The double A-side to “The Touch” is “Weird Al” Yankovic’s “Dare To Be Stupid,” so this particular bit of pandering really worked for me. That’s also true of a winking line later on when the heroes are dismissively referred to as “go-bots,” the name of a cartoon and toy line that competed with Transformers, not successfully.
Our heroes are joined in their adventures by Bumblebee, motormouth comic relief voiced by Keegan Michael Key. In his current form Bumblebee is the most autistic Transformers, in that he’s constantly scripting; literally everything that he says is something that he heard on the radio or watched in a movie or television show.
In embryonic form, however, he’s the most ADHD Transformer. He’s manic, scattered, unfocussed and overflowing with incoherent energy.
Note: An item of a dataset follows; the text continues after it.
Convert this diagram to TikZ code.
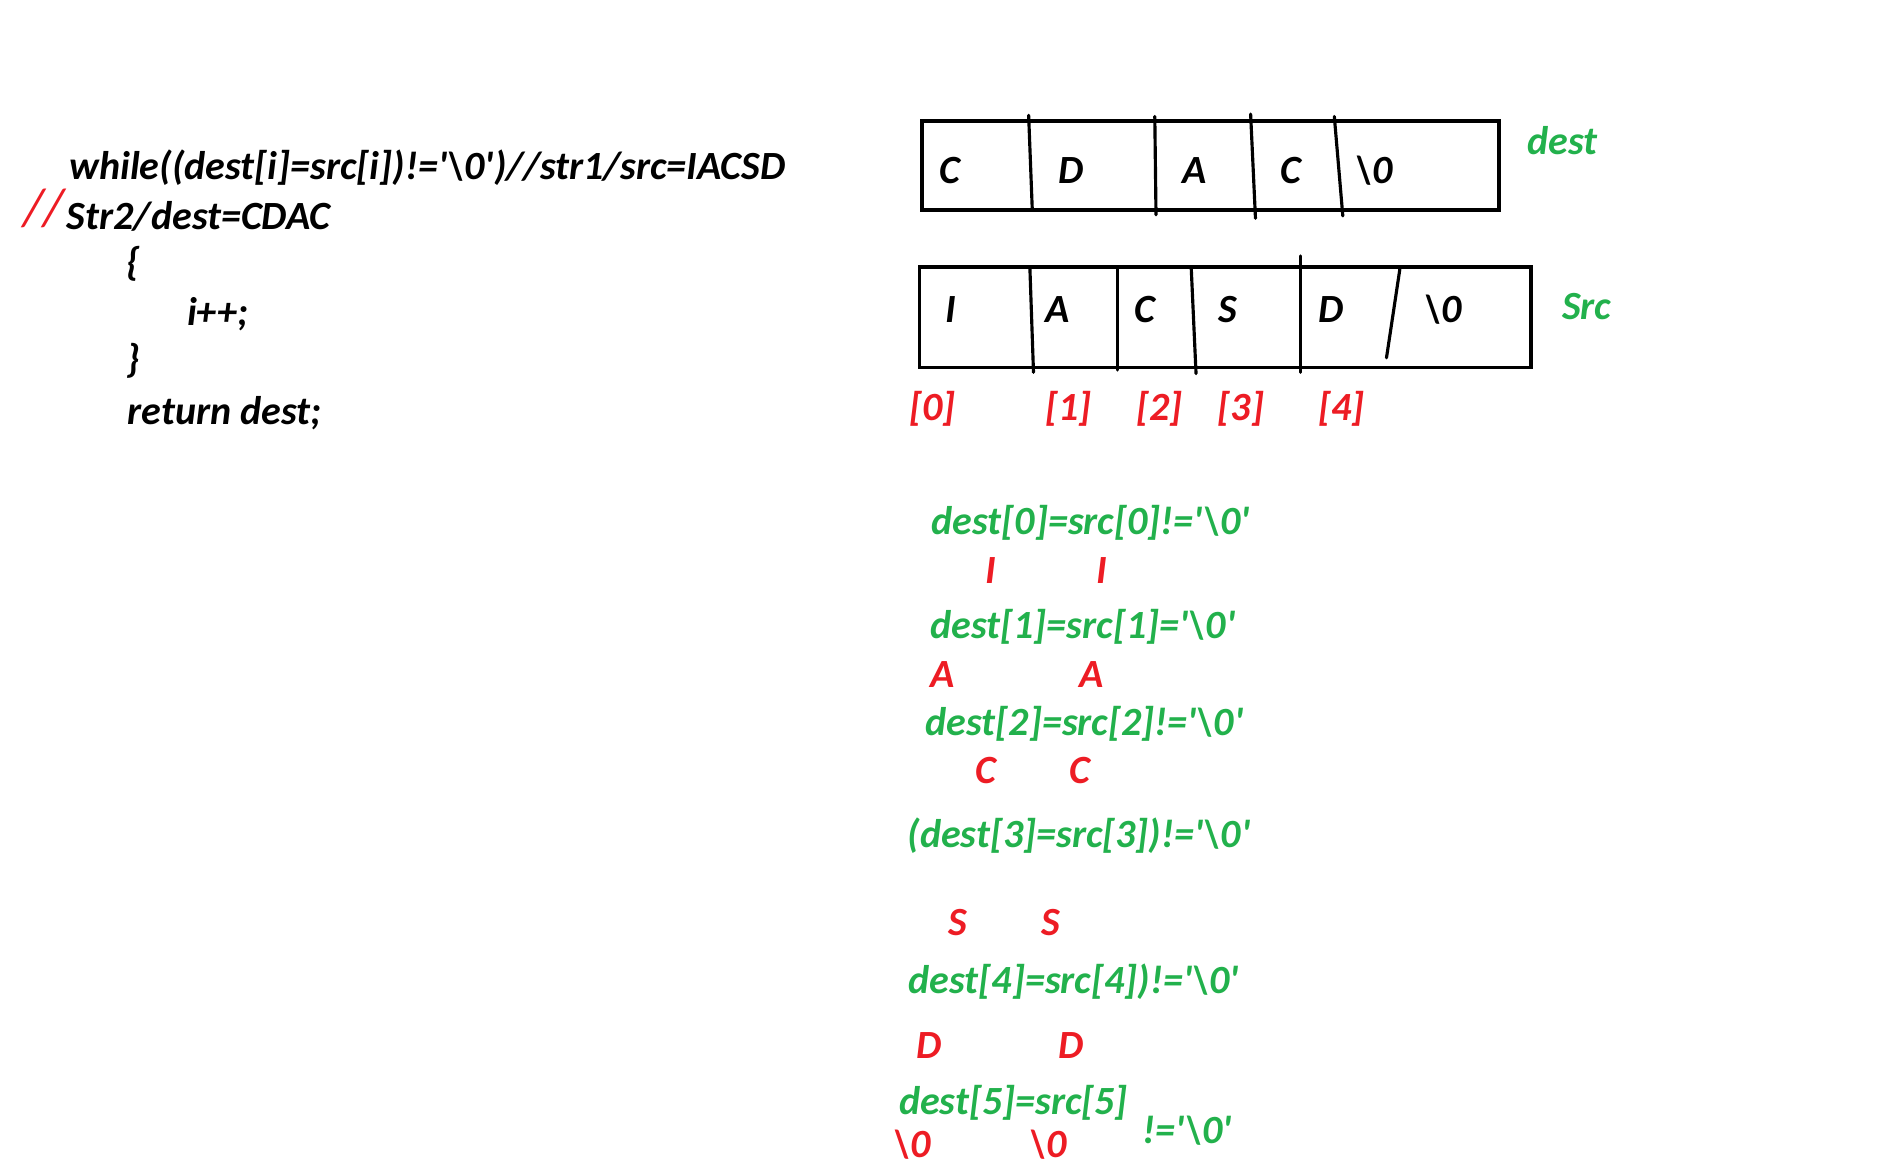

Bumblebee is my favorite Transformers because he was the focus of the best Transformers movie and because he’s one of the most neurodivergent robots in pop culture.
Orion Pax and D-16 go on a journey of discovery that leads them in sharply different directions. To put things in Star Wars terms, D-16 follows his incandescent rage to the dark side while Orion Pax dies and then is resurrected as a sort of robot truck Jesus from outer space.
Optimus Prime isn’t just an unusually powerful transforming robot; he’s a fucking GOD. A boring, boring God who died so that the good Transformers can live.
Transformers is heavy on a metaphorical level. It deals forthrightly with issues like death, redemption, betrayal, rebirth and loyalty but it’s also devoted to the mindless but pleasing spectacle of shiny shit flying at the screen in all three dimensions.
Whenever I can I see the 3-D option of the kid’s films I see with my son. It’s just more fun that way and Transformers One makes fine use of the format with any number of kinetic chase scenes.
Transformers One thankfully lacks many of the weird faults of Bay’s Transformers movies. There are no human beings in it, so it cannot objectify women. African-Americans have major voice roles but it’s thankfully devoid of offensive stereotypes. The humor is not of a scatological variety.
This animated spin-off does a lot of things right without ever quite justifying its existence. It’s a smarter, more grounded Transformers, but it could use a little vulgar energy. Transformers One could stand to have a little more Transformers fun.
Transformers One is a different kind of Transformers movie. It sets out to do something less egregiously awful and succeeds, even if it’s not quite good enough to recommend.